Brussels, 17/05/2001 (Agence Europe) - Inflation in the Euro zone rose from 2.6% to 2.9% in April, announced Eurostat, the European statistical office, on Wednesday. This significant increase distances inflation from the ceiling set at 2% by the European Central Bank (ECB), which finds itself in a contradictory position in relation to its decision, taken last week, to lower its intervention rate. It is generalised throughout the European Union, whose rate indicated 2.6% (against 2.3% in March). Last year, inflation in the Euro zone was 1.9% and 1.7% in the EU. Consumer prices rose 0.5% in the Euro zone in April. The energy price index experienced a significant rise to 7.8%, a level equal to that of January, while it fell to 5.6% in March.
Without great surprise, Gerassimos Thomas, spokesperson for Commissioner Pedro Solbes, felt that the figures remain in line with the European Commission forecasts, even if it considers this rise unwelcome. He drew attention to the fact that underlying inflation (consumer prices excluding energy and food) has not experienced the same pressure (1.9% in April against 1.8% in March).
The highest annual rates have been seen in the Netherlands (5.3%), Portugal (4.6%) and in Ireland (4.3%). The first two, with Sweden, also experience more pronounced rises. The lowest rates where in the United Kingdom (1.1%), in France (2%) and in Austria (2.5%). The only falls where seen in Luxembourg (from 3.2% to 2.7%) and in Denmark (from 2.9% to 2.6%). The only external index presently available is that for Switzerland which rose from 1 to 1.2%.

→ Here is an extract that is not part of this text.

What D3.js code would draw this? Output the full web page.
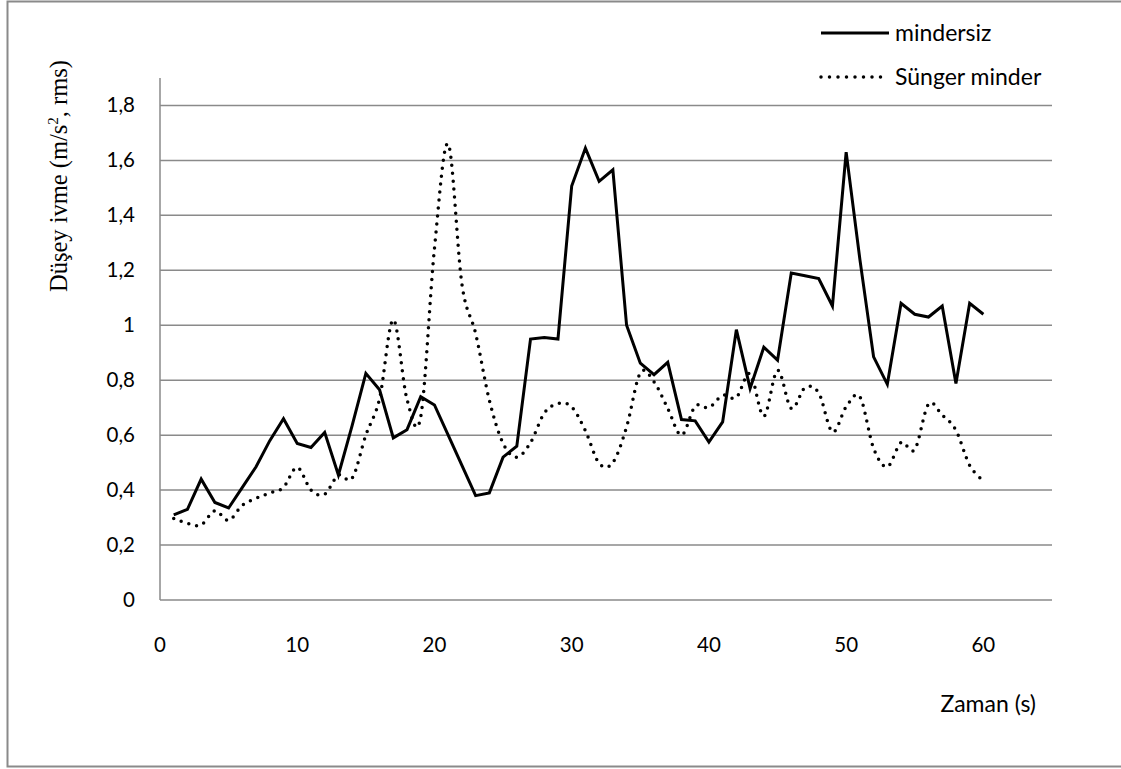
<!DOCTYPE html>
<html>
<head>
<meta charset="utf-8">
<script src="https://cdn.jsdelivr.net/npm/d3@7"></script>
<style>
  body { margin: 0; background: #fff; }
  svg { display: block; }
</style>
</head>
<body>
<svg class="chartContainer" width="1121" height="769"></svg>
<script>
// time points (s)
var seconds = d3.range(1, 61);

// mindersiz (solid)
var mindersiz = [0.31, 0.33, 0.44, 0.355, 0.335, 0.41, 0.485, 0.58, 0.66, 0.57,
  0.555, 0.61, 0.455, 0.635, 0.825, 0.765, 0.59, 0.62, 0.74, 0.71,
  0.60, 0.49, 0.38, 0.39, 0.52, 0.56, 0.95, 0.955, 0.95, 1.507,
  1.645, 1.524, 1.566, 1.0, 0.862, 0.82, 0.865, 0.657, 0.652, 0.575,
  0.648, 0.984, 0.77, 0.92, 0.873, 1.19, 1.18, 1.17, 1.07, 1.63,
  1.24, 0.885, 0.785, 1.08, 1.04, 1.03, 1.07, 0.788, 1.08, 1.04];

// Sünger minder (dotted)
var sunger = [0.297, 0.279, 0.273, 0.325, 0.29, 0.345, 0.37, 0.39, 0.41, 0.483,
  0.40, 0.385, 0.455, 0.443, 0.6, 0.733, 1.02, 0.73, 0.667, 1.28,
  1.66, 1.15, 0.97, 0.727, 0.57, 0.52, 0.573, 0.68, 0.715, 0.703,
  0.616, 0.497, 0.5, 0.63, 0.827, 0.794, 0.697, 0.6, 0.705, 0.70,
  0.745, 0.737, 0.824, 0.669, 0.836, 0.697, 0.773, 0.754, 0.612, 0.703,
  0.74, 0.552, 0.485, 0.573, 0.548, 0.713, 0.673, 0.618, 0.49, 0.434];

var xTicks = [0, 10, 20, 30, 40, 50, 60];
var yTicks = [0, 0.2, 0.4, 0.6, 0.8, 1, 1.2, 1.4, 1.6, 1.8];
var seriesNames = ["mindersiz", "Sünger minder"];

var svg = d3.select(".chartContainer");
var grid = "#8a8a8a";
var sans = "Lato, 'Open Sans', sans-serif";

// outer frame
svg.append("rect")
  .attr("x", 7.5).attr("y", 1.5)
  .attr("width", 1130).attr("height", 765)
  .style("fill", "none").style("stroke", grid).style("stroke-width", 2);

var x = d3.scaleLinear().domain([0, 65]).range([160, 1052]);
var y = d3.scaleLinear().domain([0, 1.9]).range([600, 78]);

var fmt = function (d) { return String(d).replace(".", ","); };

// gridlines
svg.append("g").selectAll("line")
  .data(yTicks.filter(function (d) { return d > 0; }))
  .enter().append("line")
  .attr("x1", x(0)).attr("x2", x(65))
  .attr("y1", function (d) { return y(d); })
  .attr("y2", function (d) { return y(d); })
  .style("stroke", grid).style("stroke-width", 1.5);

// axis lines
svg.append("line")
  .attr("x1", x(0)).attr("x2", x(65))
  .attr("y1", y(0)).attr("y2", y(0))
  .style("stroke", grid).style("stroke-width", 1.5);
svg.append("line")
  .attr("x1", x(0)).attr("x2", x(0))
  .attr("y1", y(0)).attr("y2", y(1.9))
  .style("stroke", grid).style("stroke-width", 1.5);

// tick labels
svg.append("g").selectAll("text")
  .data(yTicks).enter().append("text")
  .attr("x", 135)
  .attr("y", function (d) { return y(d) + 7; })
  .attr("text-anchor", "end")
  .style("font-family", sans)
  .style("font-size", "20.5px")
  .text(fmt);

svg.append("g").selectAll("text")
  .data(xTicks).enter().append("text")
  .attr("x", function (d) { return x(d); })
  .attr("y", 652)
  .attr("text-anchor", "middle")
  .style("font-family", sans)
  .style("font-size", "20.5px")
  .text(fmt);

// axis titles
svg.append("text")
  .attr("x", 1036).attr("y", 712)
  .attr("text-anchor", "end")
  .style("font-family", sans)
  .style("font-size", "23px")
  .text("Zaman (s)");

var yt = svg.append("text")
  .attr("transform", "translate(67,176) rotate(-90)")
  .attr("text-anchor", "middle")
  .style("font-family", "'Liberation Serif', serif")
  .style("font-size", "24.5px");
yt.append("tspan").text("Düşey ivme (m/s");
yt.append("tspan").attr("dy", -9).style("font-size", "15px").text("2");
yt.append("tspan").attr("dy", 9).text(", rms)");

// lines
var solidLine = d3.line()
  .x(function (d, i) { return x(seconds[i]); })
  .y(function (d) { return y(d); });

var smoothLine = d3.line()
  .x(function (d, i) { return x(seconds[i]); })
  .y(function (d) { return y(d); })
  .curve(d3.curveCardinal.tension(0));

svg.append("path")
  .datum(sunger)
  .attr("d", smoothLine)
  .style("fill", "none").style("stroke", "#000")
  .style("stroke-width", 3.5)
  .style("stroke-linecap", "round")
  .style("stroke-dasharray", "0 8");

svg.append("path")
  .datum(mindersiz)
  .attr("d", solidLine)
  .style("fill", "none").style("stroke", "#000")
  .style("stroke-width", 3)
  .style("stroke-linejoin", "miter");

// legend
var legend = svg.append("g");
legend.append("line")
  .attr("x1", 821).attr("x2", 889).attr("y1", 33).attr("y2", 33)
  .style("stroke", "#000").style("stroke-width", 3);
legend.append("line")
  .attr("x1", 821).attr("x2", 889).attr("y1", 77).attr("y2", 77)
  .style("stroke", "#000").style("stroke-width", 3.5)
  .style("stroke-linecap", "round").style("stroke-dasharray", "0 8.5");
legend.selectAll("text")
  .data(seriesNames).enter().append("text")
  .attr("x", 895)
  .attr("y", function (d, i) { return 41 + i * 44; })
  .style("font-family", sans)
  .style("font-size", "23px")
  .text(function (d) { return d; });
</script>
</body>
</html>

Last week, the ECB created a surprise by deciding to reduce its main intervention rate from 4.75% to 4.5%, arguing for a reduction in inflationary pressure, notably due to the temporary nature of the food crises shaking the EU (see EUROPE of 11 May, p.6). It seems to have an increasingly smaller margin for manoeuvre in the face of the rise of the price indices. The United States has experienced inflation of 3.3% in April, but this remains contained, which allows the Federal Reserve to give the American economy a shot in the arm to by lowering interest rates by 50 base points to bring it to 4%.